RFK Stadium, where games were played between 1961 and 2008, is scheduled for demolition in 2022. Nationals Park is in south-east Washington D.C., minutes from the monuments. The dome of the Capital is visible behind Left Field. Although it’s a year like none other, the fan-base is enjoying a renaissance period as the 2019 World Champions.

Turner Field

New York Mets @ Atlanta Braves

2011 regular season at Turner Field. The day before was Jackie Robinson Day; when everyone wears No. 42. But the game was rained out. There was also a tornado outbreak in the Carolinas just north. The next day, I traveled from Florida for the weekend and was lucky enough to catch a double-header on a sunny Saturday afternoon in Atlanta. So, in game one, his No. 42 was on the uniforms of all the players and coaches. That alone made this trip well worth the time and effort. But, having dinner between games over centerfield and watching the sunset at the old ballpark was an added bonus. The history of the Braves is perhaps the longest existing thread where we can trace back to the origins of Major League Baseball. The Braves are the oldest professional franchise in sports; starting with the 1860’s Cincinnati Red Stockings that went 57-0. Harry Wright moved his team to Boston.
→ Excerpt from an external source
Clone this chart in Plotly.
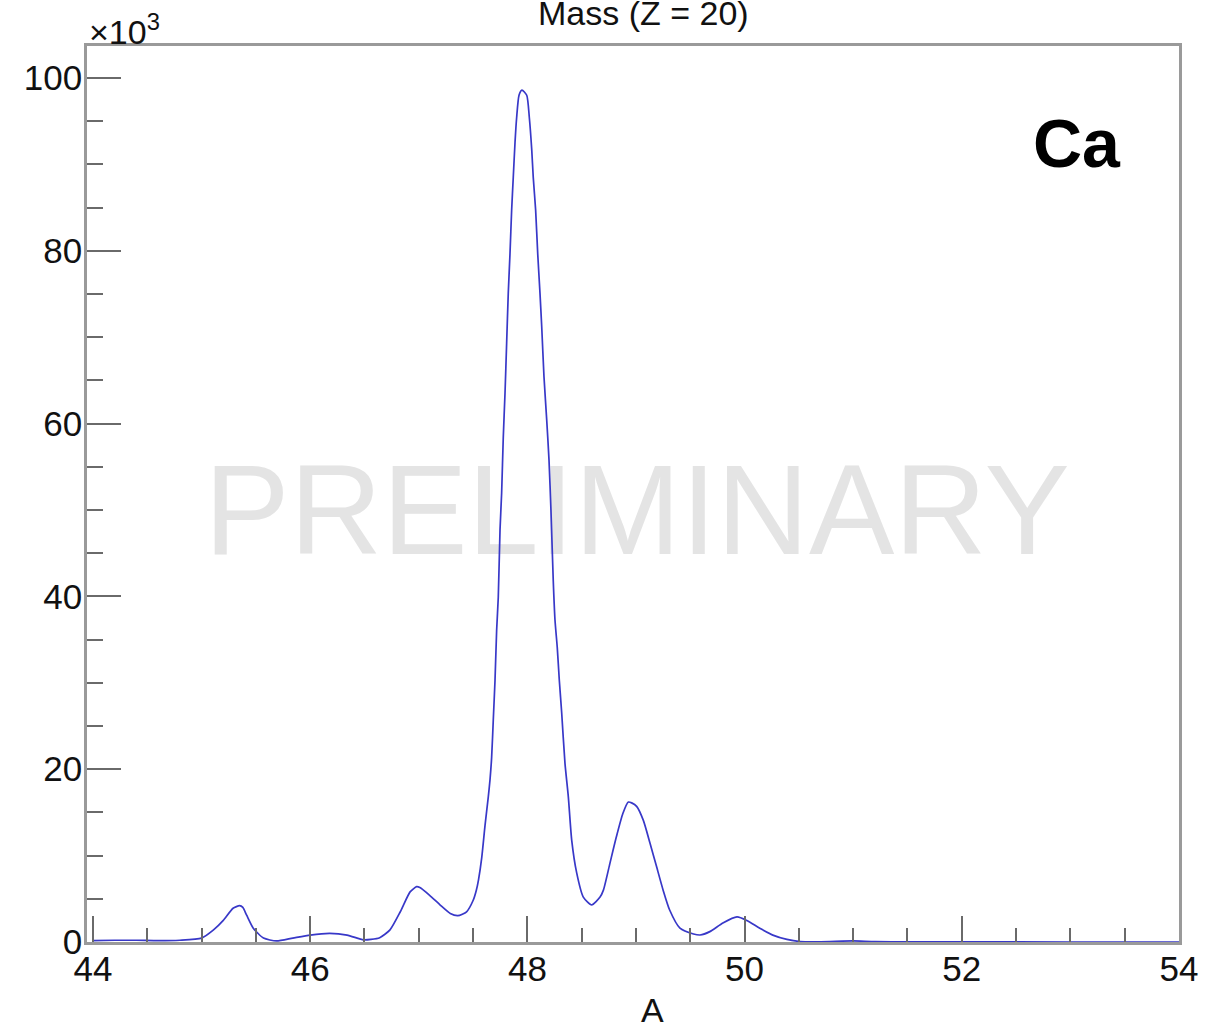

The Boston Red Stockings were one of eight charter teams that established the National League in 1876. New England enjoyed having two baseball teams with the Boston Americans (Red Sox) established in 1901. Braves then moved to Milwaukee in 1952 and this mid-west era, for the Braves, saw attendance records, the 1957 and 1958 NL. Pennant, 1957 World Championship, and finally a rookie named Hank Aaron bloom to greatness. He was part of that historic move to Atlanta in 1966; the first professional team in the south-east region.

What makes a ballpark great is how it remembers the Legends. Many reminders around Turner Field of the great Hank Aaron, among other greats, who broke the all-time home run record in Fulton County Stadium, which once stood just yards from Turner Field. The Braves moved here in 1966; although construction of Fulton County Stadium was completed in 1965. Due to obligations with City of Milwaukee, 1965 was a lame duck year in Milwaukee County Stadium.

In 1997, Turner Field became the second venue in Atlanta for the Braves. From 1966 to 1996, Fulton County Stadium was their first home in Atlanta. Later, Turner Field would be built as Centennial Olympic Stadium in 1996 as the City of Atlanta was host for the Games of the XXVI Olympiad. The Atlanta Braves had just won the 1995 World Championship in Fulton County Stadium. They were in the post season, in one form or another, for 14 consecutive seasons. Considering how busy it was, the move from Fulton County Stadium to Turner Field was seamless.

Turner Field is now used by Georgia State University. As of 2017, the Atlanta Braves now play at Truist Park, not to be confused with SunTrust Park; the original name when it first opened just three years ago. It’s hard to keep up with the naming rights business. It’s at a newly developed area in Cobb County; about 10-15 miles north of here. It’s expected to spur-on more development. You would think that this park could sustain the Braves another 20 years. Apparently, the demographic trends have moved away from downtown Atlanta; part of an effort to expand the south-east beltline. The 2020 Atlanta Region’s Plan is a 20-year vision for the future with the hope of adapting to technology and change in the area. The Atlanta Regional Commission (ARC) has $85.1 billion behind this plan.